The Invigilator – No hiding behind the shield

Illustration+by+Michele+Suthers

Illustration by Michele Suthers

Joe Public used to be equal with the law in the US. Everyone funded their aptly-named peace officers and in return trusted them to serve by protecting. This symbiosis was legally outlined and happily adhered to by most citizens, and most peace officers.

But a stormy sea change took place. Recently, technology made videographers and documentary short producers out of everyone. Televised for all with an Internet connection: police brutality. It’s rampant. It’s spreading. And it’s 100 percent prohibited in a free society.

Blacks and Latinos frequently report to me that police brutality is nothing new, and I believe that because racism armed with a baton is a fatal scenario.

What’s new are the 50,000-volt, standard-issue Tasers that painfully disrupt a body’s ability to communicate with its muscles. Considering the heart is a muscle, it’s no surprise there have been more than 500 Taser deaths at the hands of law enforcement in the U.S. since 2001.

Did you catch that? Somewhere along the way, we trailed away from referring to our protectorate as “officers of the peace,” and the era of “law enforcement” ensued.

The beginning of the end was a two-fold Nixonian debacle: the Vietnam War era protests and the inception of the drug war.

The 1970 Kent State shootings saw four student protesters killed by the National Guard. This watershed event drew international outrage that was boldly enshrined in news, music and art.

The first injustices always receive the most ardent responses.

Deaths resulting from confrontations between police and citizens nationally were 258 in 2009 and 247 in 2010 in the latest figures available.

Then there’s the drug war that created a deadly arms race between criminals and police officers. As gangs stockpiled, cities and counties trumped them with SWAT teams full of assault and sniper rifles, stun grenades and submachine guns.

Sound militaristic at all? It is, and that’s the root of this problem we have today – law enforcement treating the general public as enemy combatants.

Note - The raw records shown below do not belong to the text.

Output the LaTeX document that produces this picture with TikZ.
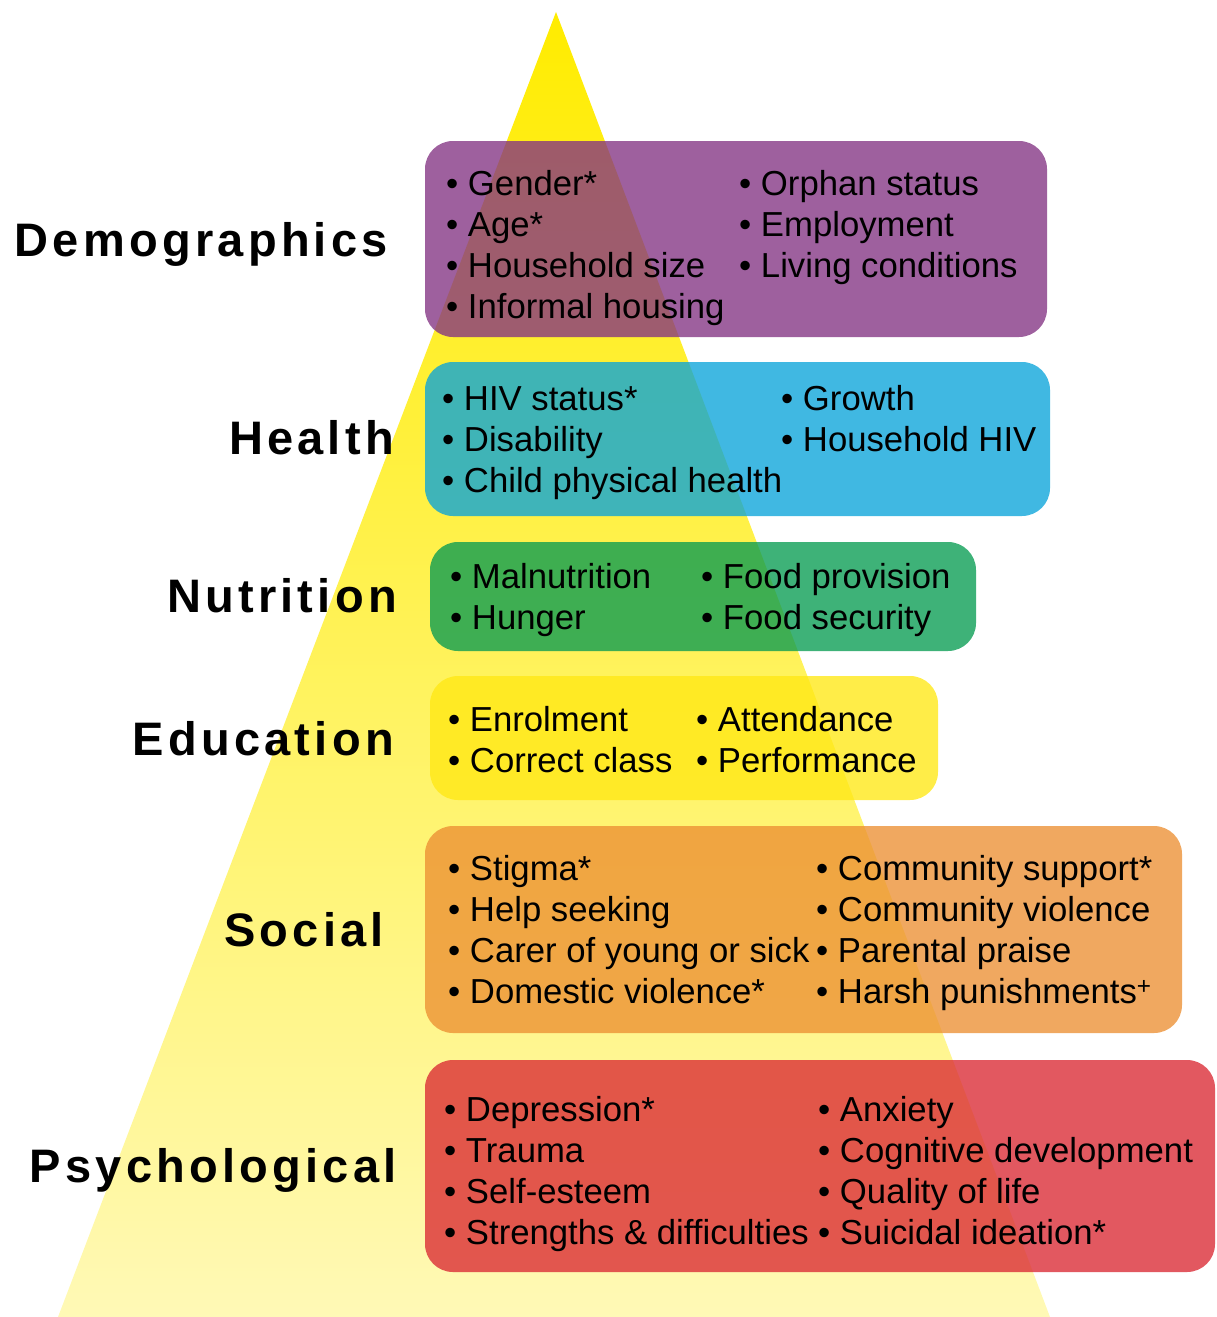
\documentclass[tikz,border=0pt]{standalone}
\usepackage{fontspec}
\setmainfont{Liberation Sans}
\newfontfamily\levelfont[LetterSpace=9]{Liberation Sans}
\usepackage{tikz}
\definecolor{demcol}{RGB}{131,51,131}
\definecolor{heacol}{RGB}{10,164,218}
\definecolor{nutcol}{RGB}{8,156,82}
\definecolor{educol}{RGB}{255,232,20}
\definecolor{soccol}{RGB}{236,144,51}
\definecolor{psycol}{RGB}{218,41,51}
\definecolor{tritop}{RGB}{255,236,0}
\definecolor{trimid}{RGB}{254,240,80}
\definecolor{tribot}{RGB}{255,249,182}
\tikzstyle{level} = [font={\levelfont\bfseries\fontsize{47}{50}\selectfont}, anchor=base east, inner sep=0pt]
\tikzstyle{band} = [rounded corners=28pt, fill opacity=0.78, inner sep=0pt]
\tikzstyle{items} = [font={\fontsize{34.7}{41}\selectfont}, align=left, anchor=north west, inner sep=0pt]
\newcommand{\bul}{\strut\textbullet\ }

\begin{document}
\begin{tikzpicture}[x=1pt,y=-1pt]
  \useasboundingbox (0,0) rectangle (1216,1317);
  \shade[top color=tritop, middle color=trimid, bottom color=tribot]
    (556,12) -- (1050,1317) -- (58,1317) -- cycle;
  % coloured bands
  \node[band,fill=demcol,minimum width=622pt,minimum height=196pt](dem) at (736,239){};
  \node[band,fill=heacol,minimum width=625pt,minimum height=154pt](hea) at (737.5,439){};
  \node[band,fill=nutcol,minimum width=546pt,minimum height=109pt](nut) at (703,596.5){};
  \node[band,fill=educol,minimum width=508pt,minimum height=124pt](edu) at (684,738){};
  \node[band,fill=soccol,minimum width=757pt,minimum height=207pt](soc) at (803.5,929.5){};
  \node[band,fill=psycol,minimum width=790pt,minimum height=212pt](psy) at (820,1166){};
  % level names
  \node[level](demlab) at (388,256){Demographics};
  \node[level](healab) at (394,454){Health};
  \node[level](nutlab) at (397,612){Nutrition};
  \node[level](edulab) at (394,755){Education};
  \node[level](soclab) at (384,946){Social};
  \node[level](psylab) at (397,1182){Psychological};
  % items
  \node[items](dem1) at (446,167){\bul Gender*\\\bul Age*\\\bul Household size\\\bul Informal housing};
  \node[items](dem2) at (739,167){\bul Orphan status\\\bul Employment\\\bul Living conditions};
  \node[items](hea1) at (442,382){\bul HIV status*\\\bul Disability\\\bul Child physical health};
  \node[items](hea2) at (781,382){\bul Growth\\\bul Household HIV};
  \node[items](nut1) at (450,560){\bul Malnutrition\\\bul Hunger};
  \node[items](nut2) at (701,560){\bul Food provision\\\bul Food security};
  \node[items](edu1) at (448,703){\bul Enrolment\\\bul Correct class};
  \node[items](edu2) at (696,703){\bul Attendance\\\bul Performance};
  \node[items](soc1) at (448,852){\bul Stigma*\\\bul Help seeking\\\bul Carer of young or sick\\\bul Domestic violence*};
  \node[items](soc2) at (816,852){\bul Community support*\\\bul Community violence\\\bul Parental praise\\\bul Harsh punishments\textsuperscript{+}};
  \node[items](psy1) at (444,1093){\bul Depression*\\\bul Trauma\\\bul Self-esteem\\\bul Strengths \& difficulties};
  \node[items](psy2) at (818,1093){\bul Anxiety\\\bul Cognitive development\\\bul Quality of life\\\bul Suicidal ideation*};
\end{tikzpicture}
\end{document}
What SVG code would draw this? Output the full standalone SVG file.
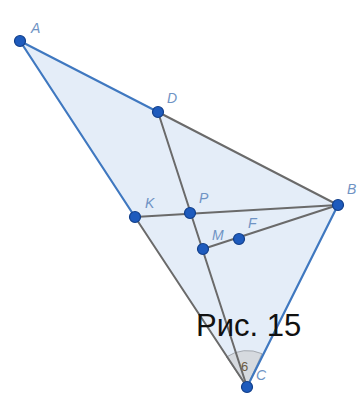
<svg xmlns="http://www.w3.org/2000/svg" width="360" height="405" viewBox="0 0 360 405">
<style>
.blue{stroke:#3f78c0;stroke-width:2.2;fill:none;stroke-linecap:round}
.gray{stroke:#6a6a6a;stroke-width:2;fill:none;stroke-linecap:round}
.pt{fill:#1e5bbd;stroke:#123f8a;stroke-width:1.2}
.lbl{font-family:"Liberation Sans",Arial,sans-serif;font-style:italic;font-size:14px;fill:#6f93c4}
</style>
<rect width="360" height="405" fill="#ffffff"/>
<polygon points="20,41 338,205 247,387" fill="#e4edf8"/>
<path d="M247,387 L226.5,357 A36.5,36.5 0 0 1 262,353.7 Z" fill="#d3d6db" fill-opacity="0.85" stroke="#a4a9b0" stroke-width="1"/>
<g id="connectors">
<line class="blue" x1="20" y1="41" x2="158" y2="112"/>
<line class="gray" x1="158" y1="112" x2="338" y2="205"/>
<line class="blue" x1="20" y1="41" x2="135" y2="217"/>
<line class="gray" x1="135" y1="217" x2="247" y2="387"/>
<line class="blue" x1="338" y1="205" x2="247" y2="387"/>
<line class="gray" x1="158" y1="112" x2="247" y2="387"/>
<line class="gray" x1="135" y1="217" x2="338" y2="205"/>
<line class="gray" x1="203" y1="249" x2="338" y2="205"/>
</g>
<g id="A"><circle class="pt" cx="20" cy="41" r="5.5"/><text class="lbl" x="31" y="33">A</text></g>
<g id="D"><circle class="pt" cx="158" cy="112" r="5.5"/><text class="lbl" x="167" y="103">D</text></g>
<g id="B"><circle class="pt" cx="338" cy="205" r="5.5"/><text class="lbl" x="347" y="194">B</text></g>
<g id="K"><circle class="pt" cx="135" cy="217" r="5.5"/><text class="lbl" x="145" y="208">K</text></g>
<g id="P"><circle class="pt" cx="190" cy="213" r="5.5"/><text class="lbl" x="199" y="203">P</text></g>
<g id="M"><circle class="pt" cx="203" cy="249" r="5.5"/><text class="lbl" x="212" y="240">M</text></g>
<g id="F"><circle class="pt" cx="239" cy="239" r="5.5"/><text class="lbl" x="248" y="228">F</text></g>
<g id="C"><circle class="pt" cx="247" cy="387" r="5.5"/><text class="lbl" x="256" y="380" font-style="normal">C</text></g>
<text x="241" y="371" font-family="Liberation Sans,Arial,sans-serif" font-size="13" fill="#6b5a45">6</text>
<text x="196" y="336" font-family="Liberation Sans,Arial,sans-serif" font-size="31" fill="#111">Рис. 15</text>
</svg>
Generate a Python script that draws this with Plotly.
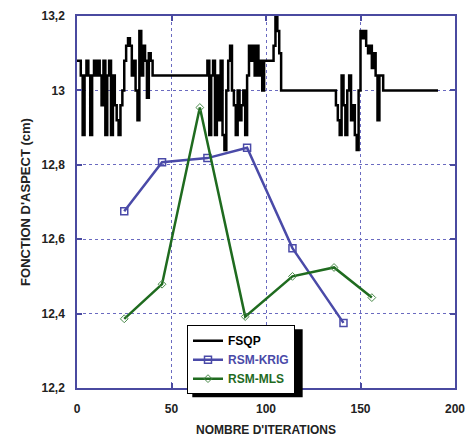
import plotly.graph_objects as go

# FSQP history (change points of a step curve)
fsqp_iter = [0, 2, 3, 4, 5, 6, 7, 8, 9, 10, 11, 12, 13, 14, 15, 16, 17, 18, 19, 20,
             21, 22, 23, 24, 25, 26, 27, 28, 29, 30, 31, 32, 33, 34, 35, 36, 37, 38, 39, 40,
             69, 70, 71, 72, 73, 74, 75, 76, 77, 78, 79, 80,
             81, 82, 83, 84, 85, 86, 87, 88, 89, 90, 91, 92, 93, 94, 95, 96, 97, 98, 99,
             104, 105, 106, 107, 108,
             137, 138, 139, 140, 141, 142, 143, 144, 145, 146, 147, 148, 149, 150,
             151, 152, 153, 154, 155, 156, 157, 158, 159, 160, 162, 191]
fsqp_val = [13.08, 13.04, 12.88, 13.04, 13.08, 13.04, 12.88, 13.04, 13.08, 13.04,
            13.08, 13.04, 12.96, 13.08, 12.88, 13.04, 13.08, 12.88, 13.04, 12.96,
            12.92, 12.88, 12.96, 13.00, 13.08, 13.12, 13.14, 13.12, 13.04, 13.08,
            13.00, 12.92, 13.16, 13.04, 13.12, 13.08, 12.98, 13.10, 13.08, 13.04,
            13.08, 12.88, 13.04, 13.08, 12.88, 13.04, 12.92, 13.08, 12.88, 12.84, 13.00, 13.08,
            13.12, 13.00, 12.96, 12.88, 13.00, 12.92, 12.96, 13.00, 12.88, 13.04, 13.12,
            13.08, 13.12, 13.04, 13.12, 13.04, 13.08, 13.00, 13.08,
            13.12, 13.20, 13.16, 13.10, 13.00,
            12.96, 12.92, 12.88, 13.04, 12.96, 12.88, 13.00, 13.04, 12.92, 12.96,
            12.88, 12.84, 13.00, 13.16,
            13.14, 13.16, 13.12, 13.10, 13.12, 13.06, 13.10, 13.04, 12.92, 13.04, 13.00, 13.00]

krig_iter = [25, 45, 69, 90, 114, 141]
krig_val = [12.675, 12.807, 12.818, 12.846, 12.576, 12.375]

mls_iter = [25, 45, 65, 89, 114, 136, 156]
mls_val = [12.386, 12.479, 12.954, 12.392, 12.500, 12.524, 12.443]

x_ticks = [0, 50, 100, 150, 200]
y_ticks = [12.2, 12.4, 12.6, 12.8, 13.0, 13.2]

BLUE = "#4a4aa8"
GREEN = "#1f6b1f"
AXIS = "#4a4aa0"
GRID = "#6a6ac0"
FONT = "Liberation Sans"

fig = go.Figure()
fig.add_trace(go.Scatter(x=fsqp_iter, y=fsqp_val, mode="lines", line_shape="hv",
                         line=dict(color="black", width=2.5), name="FSQP"))
fig.add_trace(go.Scatter(x=krig_iter, y=krig_val, mode="lines+markers",
                         line=dict(color=BLUE, width=2.5),
                         marker=dict(symbol="square-open", size=7, color=BLUE,
                                     line=dict(width=1.5, color=BLUE)),
                         name='<span style="color:#4a4aa8">RSM-KRIG</span>'))
fig.add_trace(go.Scatter(x=mls_iter, y=mls_val, mode="lines+markers",
                         line=dict(color=GREEN, width=2.5),
                         marker=dict(symbol="diamond-open", size=6, color="#4a8a4a",
                                     line=dict(width=1, color="#4a8a4a")),
                         name='<span style="color:#1f6b1f">RSM-MLS</span>'))

axis_common = dict(showline=True, linecolor=AXIS, linewidth=1.5, mirror="ticks",
                   ticks="inside", ticklen=5, tickcolor=AXIS, tickwidth=1.5,
                   showgrid=True, gridcolor=GRID, griddash="dot", gridwidth=1,
                   zeroline=False, automargin=False,
                   tickfont=dict(family=FONT, size=12, color="#222222", weight="bold"))

fig.update_xaxes(range=[0, 200], tickvals=x_ticks, ticklabelstandoff=9,
                 title=dict(text="NOMBRE D'ITERATIONS", standoff=10,
                            font=dict(family=FONT, size=12, color="#222222", weight="bold")),
                 **axis_common)
fig.update_yaxes(range=[12.2, 13.2], tickvals=y_ticks, ticklabelstandoff=8,
                 title=dict(text="FONCTION D'ASPECT (cm)", standoff=8,
                            font=dict(family=FONT, size=13, color="#222222", weight="bold")),
                 **axis_common)

# drop shadow behind the legend box (paper coordinates)
fig.add_shape(type="rect", xref="paper", yref="paper",
              x0=0.305, x1=0.597, y0=-0.025, y1=0.158,
              fillcolor="black", line=dict(width=0), layer="above")

fig.update_layout(
    width=468, height=441,
    margin=dict(l=77, r=13, t=16, b=53),
    plot_bgcolor="white", paper_bgcolor="white",
    separators=", ",
    showlegend=True,
    legend=dict(x=0.291, y=0.169, xanchor="left", yanchor="top",
                bgcolor="white", bordercolor="black", borderwidth=1,
                font=dict(family=FONT, size=12, color="black", weight="bold"),
                tracegroupgap=0),
)

fig.write_html("out.html", config={"displayModeBar": False},
               post_script="document.body.style.margin='0';document.body.style.padding='0';")
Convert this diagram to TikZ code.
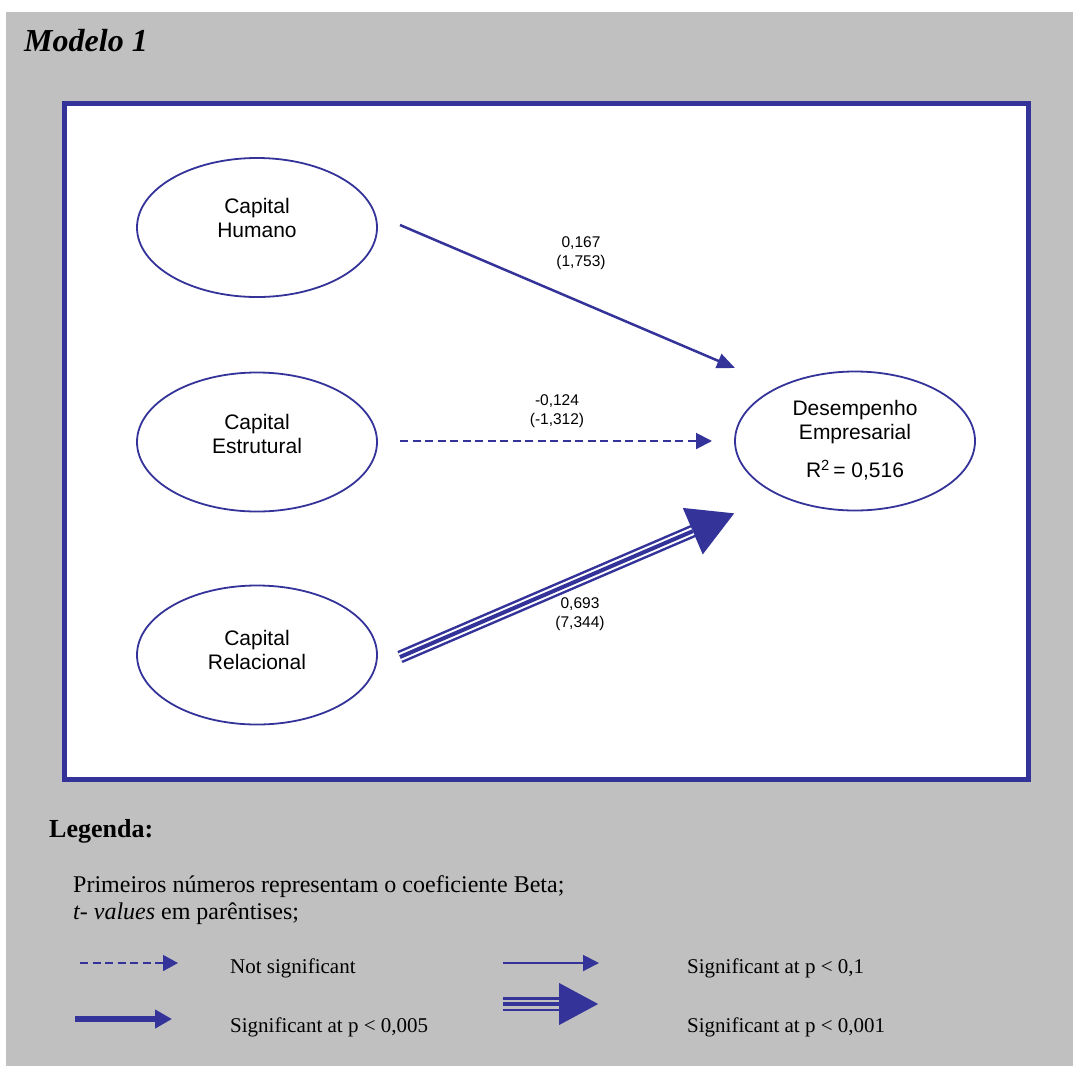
\documentclass[tikz,border=0pt]{standalone}
\usepackage{fontspec}
\setmainfont{Liberation Serif}
\newfontfamily\arialf{Liberation Sans}
\usetikzlibrary{shapes.geometric,arrows.meta}
\definecolor{pathblue}{RGB}{51,51,153}
\definecolor{panelgray}{RGB}{192,192,192}
\begin{document}
\begin{tikzpicture}[x=1pt,y=-1pt,
  construct/.style={ellipse, draw=pathblue, line width=1.8pt, fill=white,
    minimum width=240pt, minimum height=139pt, inner sep=0pt},
  ctext/.style={font=\arialf\fontsize{21}{24}\selectfont, align=center, inner sep=0pt},
  coef/.style={font=\arialf\fontsize{15.5}{19.5}\selectfont, align=center, inner sep=0pt},
  legtext/.style={font=\fontsize{21}{25}\selectfont, anchor=base west, inner sep=0pt},
  notetext/.style={font=\fontsize{24}{28}\selectfont, anchor=base west, inner sep=0pt},
  nsarrow/.style={draw=pathblue, line width=2pt, dash pattern=on 8pt off 4.5pt,
    -{Triangle[length=16pt,width=16pt]}},
  weakarrow/.style={draw=pathblue, line width=2.5pt, -{Triangle[length=18pt,width=15pt]}},
]
% canvas and panel
\useasboundingbox (0,0) rectangle (1073,1066);
\fill[white] (0,0) rectangle (1073,1066);
\fill[panelgray] (6,12) rectangle (1073,1066);
\draw[pathblue, line width=5pt, fill=white] (64.5,103.5) rectangle (1028.5,779.5);

\node[font=\bfseries\itshape\fontsize{32}{36}\selectfont, anchor=base west, inner sep=0pt]
  (title) at (24,51) {Modelo 1};

% constructs
\node[construct] (hum) at (257,227.5) {};
\node[ctext] (humt) at (257,218) {Capital\\Humano};
\node[construct] (est) at (257,442) {};
\node[ctext] (estt) at (257,434) {Capital\\Estrutural};
\node[construct] (rel) at (257,655) {};
\node[ctext] (relt) at (257,650) {Capital\\Relacional};
\node[construct] (des) at (855,441) {};
\node[ctext] (dest) at (855,422.5) {Desempenho\\Empresarial};
\node[ctext] (r2) at (855,470) {R\textsuperscript{2}\,= 0,516};

% path end points
\coordinate (hs) at (400,225);
\coordinate (he) at (735,368);
\coordinate (es) at (400,441);
\coordinate (ee) at (712,441);
\coordinate (rs) at (400,657);
\coordinate (re) at (735,513);

% paths
\draw[weakarrow] (hs) -- (he);
\draw[nsarrow] (es) -- (ee);
\draw[pathblue, line width=13pt, -{Triangle[length=46pt,width=47pt]}] (rs) -- (re);
\draw[white, line width=8pt, shorten >=46pt] (rs) -- (re);
\draw[pathblue, line width=4pt, shorten >=46pt] (rs) -- (re);

% coefficients
\node[coef] (c1) at (581,253) {0,167\\(1,753)};
\node[coef] (c2) at (557,411) {-0,124\\(-1,312)};
\node[coef] (c3) at (580,614) {0,693\\(7,344)};

% legend
\node[font=\bfseries\fontsize{26}{30}\selectfont, anchor=base west, inner sep=0pt]
  (leg) at (49,837) {Legenda:};
\node[notetext] (note1) at (73,892) {Primeiros números representam o coeficiente Beta;};
\node[notetext] (note2) at (73,919) {\textit{t- values} em parêntises;};

\coordinate (l1a) at (80,963);  \coordinate (l1b) at (178,963);
\coordinate (l2a) at (75,1019); \coordinate (l2b) at (172,1019);
\coordinate (l3a) at (503,963); \coordinate (l3b) at (599,963);
\coordinate (l4a) at (503,1004); \coordinate (l4b) at (599,1004);

\draw[draw=pathblue, line width=1.5pt, dash pattern=on 8pt off 4.5pt,
  -{Triangle[length=15pt,width=16pt]}] (l1a) -- (l1b);
\draw[draw=pathblue, line width=6pt, -{Triangle[length=17pt,width=18pt]}] (l2a) -- (l2b);
\draw[draw=pathblue, line width=2pt, -{Triangle[length=16pt,width=16pt]}] (l3a) -- (l3b);
\draw[pathblue, line width=14pt, -{Triangle[length=40pt,width=39pt]}] (l4a) -- (l4b);
\draw[panelgray, line width=9pt, shorten >=40pt] (l4a) -- (l4b);
\draw[pathblue, line width=4pt, shorten >=40pt] (l4a) -- (l4b);

\node[legtext] (t1) at (230,973) {Not significant};
\node[legtext] (t2) at (230,1032) {Significant at p < 0,005};
\node[legtext] (t3) at (687,973) {Significant at p < 0,1};
\node[legtext] (t4) at (687,1032) {Significant at p < 0,001};
\end{tikzpicture}
\end{document}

Our recent downward spiral began with the merciless beating of schizophrenic Fullerton man Kelly Thomas in July 2011. Even after killing Thomas by tasering him five times while he screamed for his daddy, then bashing his thorax in and breaking every bone in his face, all three officers were found not guilty of all charges.

Lowlighting the next few years:

On Memorial Day 2013, 14-year-old Tremaine McMillan was feeding his puppy and playing on the beach in Miami when the police – full-grown, heavily armed men – aggressively threw McMillan to the ground. They violently choked him while yelling, “Stop resisting!”

The boy was badly bruised and his dog was injured. In response, the Miami-Dade Police Department stated, “Of course we had to neutralize the threat in front of us.” McMillan was supposedly seen roughhousing with another teen on the beach.

On Jan. 3 of this year, a 64-year-old deaf man named Pearl Pearson was beaten for seven minutes by two Oklahoma State troopers when pulled over for not showing his hands – when issued a vocal command to do so from behind.

His car door correctly read “driver is deaf,” and a statement released later revealed that, “not during the booking, hospital, or time at the jail was an interpreter provided.” Yet, the elderly man is still facing charges for resisting arrest.

And closer to home, we report in this issue about a City College student who had a unlawful cigarette turn into a hospital visit for strained wrists and a chest contusion after being slammed into a trolley car by MTS security.

Have we lost our grip on what excessive force means? Can the public only protest so much, or are people simply becoming callous to police brutality? Are some police officers imbalanced by the rigors of crime fighting? Are epidemics such as steroid usage among officers and depleting budgets limiting proper training to blame?

Guess what? It doesn’t matter because whether behind the shield or not, no one should beat up a schizophrenic man. No full-grown man should choke a teen-age boy for any reason. No able-bodied group of adults should attack an elderly deaf man. And no security guards should body-slam a college student. Ever.

There needs to be an immediate return to using far less lethal ways – as an officer – to bring peace to their citizens.